Keypoint prediction from any angles

Results with more viewing variations (Supplement to Figure 3 in the paper). This is frame-by-frame prediction with no temporal constraints.

Chairs

Test chairs from ShapeNet. This is a frame-by-frame keypoint prediction on each animation frame. No temporal information is used.
We show how the network is able to utilize the same keypoints across object instances and consistently predict keypoints across viewing angles, even when parts are occluded such as the back legs.

Planes

Test planes from ShapeNet. Notice failure cases in the bottom row where the orientation network fails to predict the correct orientation of a few planes with very unusual wing shapes.

Cars

Test cars from ShapeNet. Notice failure cases on the bottom row: The second car is mostly black which is the same as the background.

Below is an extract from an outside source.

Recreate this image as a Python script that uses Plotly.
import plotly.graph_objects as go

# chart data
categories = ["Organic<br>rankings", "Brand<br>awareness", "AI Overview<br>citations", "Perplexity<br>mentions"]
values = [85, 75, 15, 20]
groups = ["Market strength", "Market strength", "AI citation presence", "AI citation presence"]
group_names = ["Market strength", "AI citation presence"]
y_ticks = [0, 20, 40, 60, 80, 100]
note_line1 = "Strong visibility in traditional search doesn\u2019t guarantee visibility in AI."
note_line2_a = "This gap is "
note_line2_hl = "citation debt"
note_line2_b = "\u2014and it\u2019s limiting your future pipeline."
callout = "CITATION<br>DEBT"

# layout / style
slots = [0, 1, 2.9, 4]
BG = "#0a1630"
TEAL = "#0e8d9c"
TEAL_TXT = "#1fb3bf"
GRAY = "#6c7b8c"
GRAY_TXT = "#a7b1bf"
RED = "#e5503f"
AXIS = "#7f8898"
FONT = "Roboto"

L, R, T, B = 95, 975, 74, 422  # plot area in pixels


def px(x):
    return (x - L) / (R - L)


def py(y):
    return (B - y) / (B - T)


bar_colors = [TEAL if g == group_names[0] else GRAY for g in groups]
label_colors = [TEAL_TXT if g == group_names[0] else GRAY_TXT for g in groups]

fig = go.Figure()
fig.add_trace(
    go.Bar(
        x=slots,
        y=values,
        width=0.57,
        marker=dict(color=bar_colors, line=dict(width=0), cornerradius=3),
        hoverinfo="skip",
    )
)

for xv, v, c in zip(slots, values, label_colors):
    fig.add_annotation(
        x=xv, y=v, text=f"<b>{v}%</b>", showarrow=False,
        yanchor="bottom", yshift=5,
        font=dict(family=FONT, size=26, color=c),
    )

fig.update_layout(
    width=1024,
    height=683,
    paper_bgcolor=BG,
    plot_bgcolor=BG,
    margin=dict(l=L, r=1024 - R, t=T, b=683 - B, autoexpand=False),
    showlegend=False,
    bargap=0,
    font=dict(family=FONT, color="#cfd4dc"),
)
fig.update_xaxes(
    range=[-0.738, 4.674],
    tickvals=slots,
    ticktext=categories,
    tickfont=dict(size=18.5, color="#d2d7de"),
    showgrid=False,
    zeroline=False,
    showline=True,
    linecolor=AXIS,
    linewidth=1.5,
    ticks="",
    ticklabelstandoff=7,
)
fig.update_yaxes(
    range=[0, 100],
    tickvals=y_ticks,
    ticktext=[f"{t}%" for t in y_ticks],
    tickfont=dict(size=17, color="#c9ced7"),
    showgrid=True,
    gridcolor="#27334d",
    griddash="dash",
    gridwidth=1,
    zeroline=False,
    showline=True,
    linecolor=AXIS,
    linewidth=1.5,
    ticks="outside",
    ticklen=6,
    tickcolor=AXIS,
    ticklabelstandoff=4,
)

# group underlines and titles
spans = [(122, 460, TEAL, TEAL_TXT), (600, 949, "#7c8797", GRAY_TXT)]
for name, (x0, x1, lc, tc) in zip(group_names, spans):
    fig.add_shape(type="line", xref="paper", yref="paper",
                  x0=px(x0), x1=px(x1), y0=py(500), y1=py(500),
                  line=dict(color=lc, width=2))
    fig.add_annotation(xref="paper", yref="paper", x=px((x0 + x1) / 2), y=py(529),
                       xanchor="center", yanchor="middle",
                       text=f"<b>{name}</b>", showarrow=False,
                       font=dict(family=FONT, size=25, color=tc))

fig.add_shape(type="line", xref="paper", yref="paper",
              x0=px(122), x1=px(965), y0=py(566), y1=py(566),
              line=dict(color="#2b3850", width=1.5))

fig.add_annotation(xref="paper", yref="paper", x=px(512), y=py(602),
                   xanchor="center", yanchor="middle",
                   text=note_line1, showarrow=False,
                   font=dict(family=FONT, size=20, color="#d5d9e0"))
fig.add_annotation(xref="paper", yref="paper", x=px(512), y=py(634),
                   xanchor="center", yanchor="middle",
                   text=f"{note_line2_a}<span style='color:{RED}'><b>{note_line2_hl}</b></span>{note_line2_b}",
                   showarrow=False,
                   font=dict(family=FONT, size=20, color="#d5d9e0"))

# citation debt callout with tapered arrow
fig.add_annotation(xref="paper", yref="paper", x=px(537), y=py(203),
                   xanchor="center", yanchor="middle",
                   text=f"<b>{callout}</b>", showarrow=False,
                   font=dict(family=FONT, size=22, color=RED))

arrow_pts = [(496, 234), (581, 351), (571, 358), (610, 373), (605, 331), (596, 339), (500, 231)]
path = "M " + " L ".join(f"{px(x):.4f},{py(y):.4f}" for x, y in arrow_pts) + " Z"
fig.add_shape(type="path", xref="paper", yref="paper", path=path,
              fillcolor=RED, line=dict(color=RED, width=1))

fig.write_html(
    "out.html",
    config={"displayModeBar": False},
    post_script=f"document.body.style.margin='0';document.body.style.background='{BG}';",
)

The third car looks very symmetric that the predicted orientation is sometimes reversed.

Ablation Study

We present an ablation study for the primary losses as well as how their weights affect the results.

Baseline (12 keypoints)

No multiview consistency
Notice how points are no longer stationary.

No relative pose loss
Points are concentrated at the center, but are still separated from separation loss

More noise in relative pose loss
This encourages points to be more robust to estimation error by spreading them out further.

No silhouette loss
This causes the points to lie outside the car.

Varying number of keypoints

We trained the network with varying number of keypoints [3, 5, 8, 10, 15, 20]. The network starts by discovering the most prominent components such as the head and wings, then gradually tracks more parts as the number increases. Colors do not correspond across results as they're independent.

Results on deformed object

To evaluate the robustness of these keypoints under shape variations, and whether the network uses local features to detect local parts as opposed to placing keypoints on a regular rigid structure, we test our network on a non-rigidly deformed car. Here the network is able to predict where the wheels are and the overall deformation of the car structure.

3D Visualization of keypoints

We visualize the positions of the predicted 3D keypoints by projecting them back to the 3D mesh of the following car. We show results for all 120 frames used to generate the animation. The frustrum indicates the camera's direction. (Our algorithm never has access to the 3D and take as input a single image. This is only for visualization.) The variances of these keypoint locations are reported in Table 1 in the paper.



Proof-of-concept results on real images

We train our network by adding random backgrounds to our rendered training examples. Surprisingly, such a simple modification allows the network to predict keypoints on some of the Imagenet's cars. We show a few hand-picked results and some failure modes on the right. The network especially has difficulties dealing with large perspective distortion and cars that have strong patterns or specular highlights.